Friday, April 20, 2012

My Amazon Reviews: Tori Amos "Little Earthquakes"

Shifting the faultlines
5 Out of 5 Stars

Say what you will about Tori Amos, her second album bent music in a new direction. Once "Little Earthquakes" opened a whole new audience of sensitive women who liked their music heavy on mystic and or religious imagery, devoid of bombast and just speaking to a crowd that was being ignored, Tori Amos found that crack and made it her very own Teutonic plate. There's good reason for that. "Little Earthquakes" sounded like little else out at the time (bear in mind, this was the year of Nirvana) and. other than Kate Bush, no other woman was bending traditional pop structures at will.

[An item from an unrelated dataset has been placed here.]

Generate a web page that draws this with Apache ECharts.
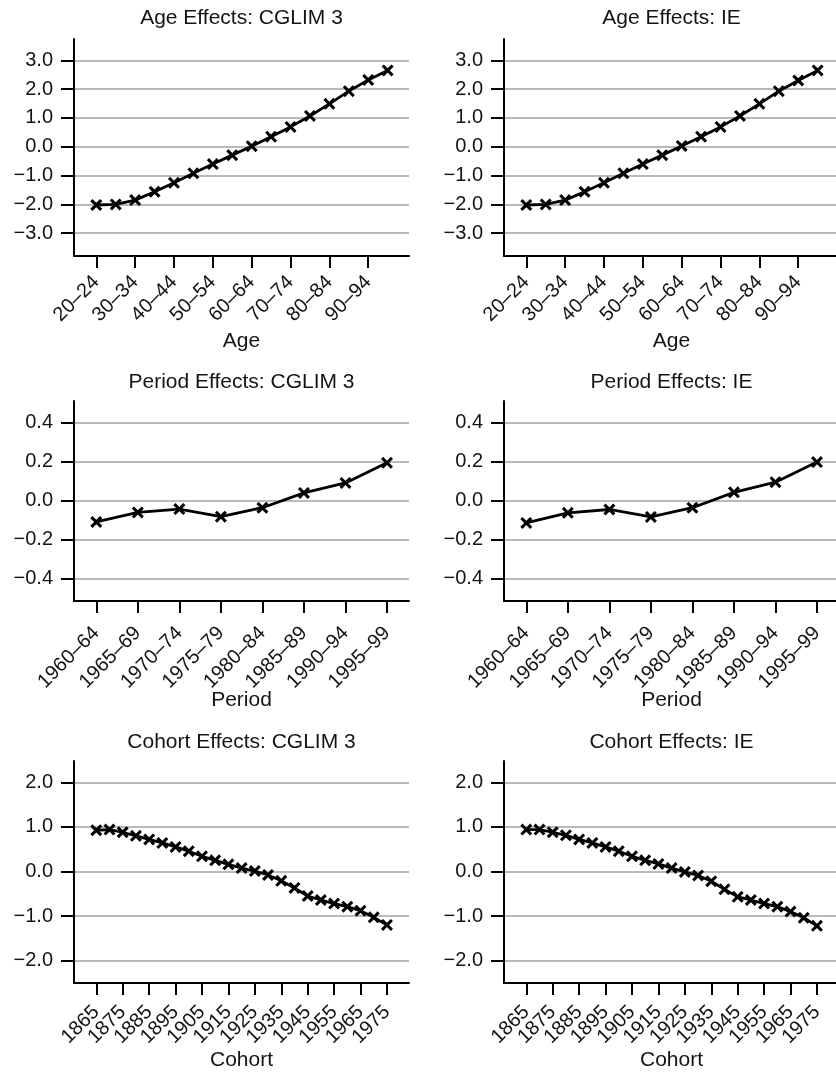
<!DOCTYPE html>
<html>
<head>
<meta charset="utf-8">
<script src="https://cdn.jsdelivr.net/npm/echarts@6/dist/echarts.min.js"></script>
<style>
html,body{margin:0;padding:0;background:#fff;}
#c{width:836px;height:1072px;}
</style>
</head>
<body>
<div id="c"></div>
<script>
// ---------- DATA ----------
const ageCats = ['20–24','25–29','30–34','35–39','40–44','45–49','50–54','55–59','60–64','65–69','70–74','75–79','80–84','85–89','90–94','95–99'];
const ageCglim = [-2.02,-2.00,-1.85,-1.56,-1.25,-0.92,-0.60,-0.29,0.02,0.35,0.69,1.07,1.49,1.93,2.32,2.65];
const ageIE    = [-2.02,-2.00,-1.85,-1.56,-1.25,-0.92,-0.60,-0.29,0.03,0.35,0.69,1.07,1.49,1.93,2.30,2.65];
const ageTickIdx = [0,2,4,6,8,10,12,14];
const ageYTicks = [-3,-2,-1,0,1,2,3];

const periodCats = ['1960–64','1965–69','1970–74','1975–79','1980–84','1985–89','1990–94','1995–99'];
const periodCglim = [-0.109,-0.060,-0.043,-0.082,-0.036,0.040,0.091,0.194];
const periodIE    = [-0.114,-0.062,-0.045,-0.083,-0.036,0.043,0.095,0.198];
const periodTickIdx = [0,1,2,3,4,5,6,7];
const periodYTicks = [-0.4,-0.2,0,0.2,0.4];

const cohortCats = ['1865','1870','1875','1880','1885','1890','1895','1900','1905','1910','1915','1920','1925','1930','1935','1940','1945','1950','1955','1960','1965','1970','1975'];
const cohortCglim = [0.925,0.94,0.88,0.80,0.72,0.64,0.55,0.455,0.34,0.25,0.16,0.075,0.01,-0.08,-0.21,-0.37,-0.55,-0.64,-0.72,-0.79,-0.88,-1.03,-1.20];
const cohortIE    = [0.94,0.94,0.88,0.81,0.72,0.64,0.55,0.455,0.34,0.25,0.17,0.075,-0.01,-0.09,-0.22,-0.40,-0.57,-0.64,-0.72,-0.79,-0.90,-1.04,-1.22];
const cohortTickIdx = [0,2,4,6,8,10,12,14,16,18,20,22];
const cohortYTicks = [-2,-1,0,1,2];

const titlesLeft  = ['Age Effects: CGLIM 3','Period Effects: CGLIM 3','Cohort Effects: CGLIM 3'];
const titlesRight = ['Age Effects: IE','Period Effects: IE','Cohort Effects: IE'];
const axisNames = ['Age','Period','Cohort'];

// ---------- LAYOUT ----------
const FONT = '"Liberation Sans", Arial, Helvetica, sans-serif';
const TXT = '#141414';
const colLeft = [74, 504];
const gridW = 335;
const rows = [
  {top:39,  h:217, ymin:-3.79, ymax:3.74, yticks:ageYTicks, xmin:-1.148, xmax:16.1, cats:ageCats, tickIdx:ageTickIdx, series:[ageCglim, ageIE], nameGap:75, labMargin:23, titleTop:8},
  {top:401, h:200, ymin:-0.514, ymax:0.511, yticks:periodYTicks, xmin:-0.537, xmax:7.53, cats:periodCats, tickIdx:periodTickIdx, series:[periodCglim, periodIE], nameGap:89, labMargin:29, titleTop:372},
  {top:761, h:222, ymin:-2.503, ymax:2.479, yticks:cohortYTicks, xmin:-1.688, xmax:23.67, cats:cohortCats, tickIdx:cohortTickIdx, series:[cohortCglim, cohortIE], nameGap:67, labMargin:26, titleTop:732}
];
const xSym = 'path://M0,1.8L1.8,0L5,3.2L8.2,0L10,1.8L6.8,5L10,8.2L8.2,10L5,6.8L1.8,10L0,8.2L3.2,5Z';

const fmtY = v => (Math.abs(v) < 1e-9 ? 0 : v).toFixed(1).replace('-', '\u2212');

const grid = [], xAxis = [], yAxis = [], series = [], title = [];
rows.forEach((r, ri) => {
  // labels split into two interleaved sets (two stacked x axes) so that
  // the tightly packed rotated labels are never auto-hidden
  const setA = r.tickIdx.filter((_, k) => k % 2 === 0);
  const setB = r.tickIdx.filter((_, k) => k % 2 === 1);
  [0,1].forEach(ci => {
    const gi = grid.length;
    grid.push({left: colLeft[ci], top: r.top, width: gridW, height: r.h, containLabel:false, outerBoundsMode:'none'});
    title.push({
      text: (ci === 0 ? titlesLeft : titlesRight)[ri],
      left: colLeft[ci] + gridW/2, top: r.titleTop, textAlign: 'center', padding: 0,
      textStyle: {fontFamily: FONT, fontSize: 21, fontWeight: 'normal', color: TXT}
    });
    const labelCommon = {show:true, rotate:45, margin:r.labMargin,
        showMinLabel:true, showMaxLabel:true, hideOverlap:false, lineHeight: 12,
        fontFamily: FONT, fontSize: 20, color: TXT,
        formatter: v => r.cats[Math.round(v)] || ''};
    const xi = xAxis.length;
    xAxis.push({
      type:'value', gridIndex: gi, position:'bottom', offset:0, min: r.xmin, max: r.xmax,
      name: axisNames[ri], nameLocation:'middle', nameGap: r.nameGap, nameMoveOverlap:false,
      nameTextStyle: {fontFamily: FONT, fontSize: 21, color: TXT},
      axisLine: {show:true, onZero:false, lineStyle:{color:'#000', width:2}},
      axisTick: {show:true, customValues: setA, length: 12, lineStyle:{color:'#000', width:2}},
      axisLabel: Object.assign({customValues: setA}, labelCommon),
      splitLine: {show:false}
    });
    xAxis.push({
      type:'value', gridIndex: gi, position:'bottom', offset:0, min: r.xmin, max: r.xmax,
      axisLine: {show:false, onZero:false},
      axisTick: {show:true, customValues: setB, length: 12, lineStyle:{color:'#000', width:2}},
      axisLabel: Object.assign({customValues: setB}, labelCommon),
      splitLine: {show:false}
    });
    yAxis.push({
      type:'value', gridIndex: gi, min: r.ymin, max: r.ymax,
      axisLine: {show:true, onZero:false, lineStyle:{color:'#000', width:2}},
      axisTick: {show:true, customValues: r.yticks, length: 13, lineStyle:{color:'#000', width:2}},
      axisLabel: {show:true, customValues: r.yticks, margin: 21,
        fontFamily: FONT, fontSize: 20, color: TXT, formatter: fmtY},
      splitLine: {show:true, lineStyle:{color:'#bababa', width:2}}
    });
    const vals = r.series[ci];
    series.push({
      type:'line', xAxisIndex: xi, yAxisIndex: gi,
      data: vals.map((v, i) => [i, v]),
      symbol: xSym, symbolSize: 12, showSymbol: true,
      lineStyle: {color:'#000', width:2.8},
      itemStyle: {color:'#000'},
      z: 5
    });
  });
});

const chart = echarts.init(document.getElementById('c'), null, {renderer:'canvas'});
chart.setOption({animation:false, backgroundColor:'#fff', title, grid, xAxis, yAxis, series});
</script>
</body>
</html>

It makes Tori an anomaly. "Silent All These Years" missed the top 40, bit she's hit the top 5 albums constantly. She rarely uses electric guitars, "Crucify" starts the album with piano and drums only. Tori;s voice was often the most electrifying here, breaking from whispers and panting into tortured wails, then back again, like "Precious Things." (Which contains one of the most brutal put-downs of all-time in "So you can make me cum? That doesn't make you Jesus.") The painful alliance between womanhood and Christendom is a reoccurring theme on "Little Earthquakes," and Tori's "faeries" clung to it because they all understood where a riposte like "what's so special about really deep thoughts? You better hope I bleed real soon, how's that thought for you?" could spring from.

It's why "Little Earthquakes" meets one of my main standards of 5 star/classic albums. Tori successfully leapt from Glam/Goth Gal on "Y Kant Tori Read" to a knowing singer/songwriter the likes we hadn't seen since Carole King. She has artistically outgrown that label a long time back, but "Little Earthquakes" made young adult women realize that there was a place for them in music that didn't have to be Nine Inch Nails or Phil Collins.